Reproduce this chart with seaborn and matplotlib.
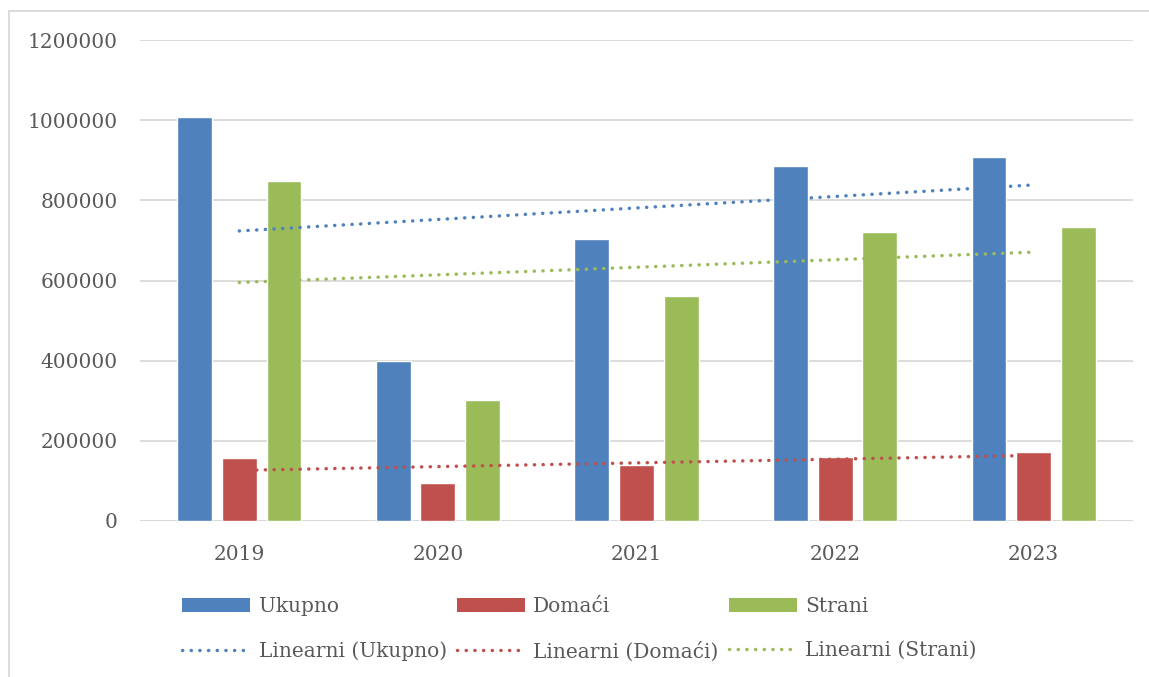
import numpy as np
import pandas as pd
import matplotlib
matplotlib.use('Agg')
import matplotlib.pyplot as plt
from matplotlib.patches import Patch, Rectangle
from matplotlib.lines import Line2D
import seaborn as sns

# podaci ocitani sa grafa
godine = ['2019', '2020', '2021', '2022', '2023']
ukupno = [1008000, 399000, 704000, 886000, 908000]
domaci = [158000, 95000, 140000, 160000, 172000]
strani = [848000, 302000, 561000, 721000, 733000]
serije = ['Ukupno', 'Domaći', 'Strani']
boje = ['#4F81BD', '#C0504D', '#9BBB59']
y_ticks = [0, 200000, 400000, 600000, 800000, 1000000, 1200000]

df = pd.DataFrame({'Godina': godine * 3,
                   'Serija': [s for s in serije for _ in godine],
                   'Vrijednost': ukupno + domaci + strani})

sns.set_style('white')
plt.rcParams['font.family'] = ['DejaVu Serif']
tekst = '#595959'
fs = 14.5
tacke = (0, (0.05, 2.45))

fig = plt.figure(figsize=(11.49, 6.77), dpi=100)
ax = fig.add_axes([140 / 1149, 1 - 521 / 677, 993 / 1149, 481 / 677])

sns.barplot(data=df, x='Godina', y='Vrijednost', hue='Serija',
            palette=boje, width=0.675, gap=0.22, ax=ax, legend=False,
            saturation=1)

# linearni trendovi
x = np.arange(len(godine))
for vals, boja in zip([ukupno, domaci, strani], boje):
    k, n = np.polyfit(x, vals, 1)
    ax.plot(x, k * x + n, color=boja, lw=2.5, linestyle=tacke,
            dash_capstyle='round', zorder=5)

ax.set_xlim(-0.5, 4.5)
ax.set_ylim(0, 1200000)
ax.set_yticks(y_ticks)
ax.set_yticklabels([str(t) for t in y_ticks])
ax.yaxis.grid(True, color='#D9D9D9', lw=1.3)
ax.set_axisbelow(True)
for s in ax.spines.values():
    s.set_visible(False)
ax.axhline(0, color='#D9D9D9', lw=1.3, zorder=0)
ax.set_xlabel('')
ax.set_ylabel('')
ax.tick_params(axis='both', length=0, labelsize=fs, colors=tekst)
ax.tick_params(axis='y', pad=16)
ax.tick_params(axis='x', pad=17)

handles = []
labels = []
for s, boja in zip(serije, boje):
    handles.append(Patch(facecolor=boja, edgecolor='none'))
    labels.append(s)
    handles.append(Line2D([0], [0], color=boja, lw=2.5, linestyle=tacke,
                          dash_capstyle='round'))
    labels.append('Linearni (%s)' % s)

leg = fig.legend(handles, labels, ncol=3, frameon=False, loc='upper left',
                 bbox_to_anchor=(182 / 1149, 1 - 597 / 677), borderpad=0,
                 borderaxespad=0, handlelength=3.4, handletextpad=0.4,
                 columnspacing=0.5, labelspacing=1.25, fontsize=fs)
for t in leg.get_texts():
    t.set_color(tekst)

# okvir grafa
fig.add_artist(Rectangle((8.5 / 1149, -0.1), 1.2, 1.1 - 10.5 / 677,
                         transform=fig.transFigure, fill=False,
                         edgecolor='#D9D9D9', lw=1.3))

fig.savefig('out.png', dpi=100)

▶ Aim of the task: Skip the pictures and restate exactly the lines from the beginning of the listing to the line with "ukupno + domaci", that line included.

▶ The reply:
Reproduce this chart with seaborn and matplotlib.
import numpy as np
import pandas as pd
import matplotlib
matplotlib.use('Agg')
import matplotlib.pyplot as plt
from matplotlib.patches import Patch, Rectangle
from matplotlib.lines import Line2D
import seaborn as sns

# podaci ocitani sa grafa
godine = ['2019', '2020', '2021', '2022', '2023']
ukupno = [1008000, 399000, 704000, 886000, 908000]
domaci = [158000, 95000, 140000, 160000, 172000]
strani = [848000, 302000, 561000, 721000, 733000]
serije = ['Ukupno', 'Domaći', 'Strani']
boje = ['#4F81BD', '#C0504D', '#9BBB59']
y_ticks = [0, 200000, 400000, 600000, 800000, 1000000, 1200000]

df = pd.DataFrame({'Godina': godine * 3,
                   'Serija': [s for s in serije for _ in godine],
                   'Vrijednost': ukupno + domaci + strani})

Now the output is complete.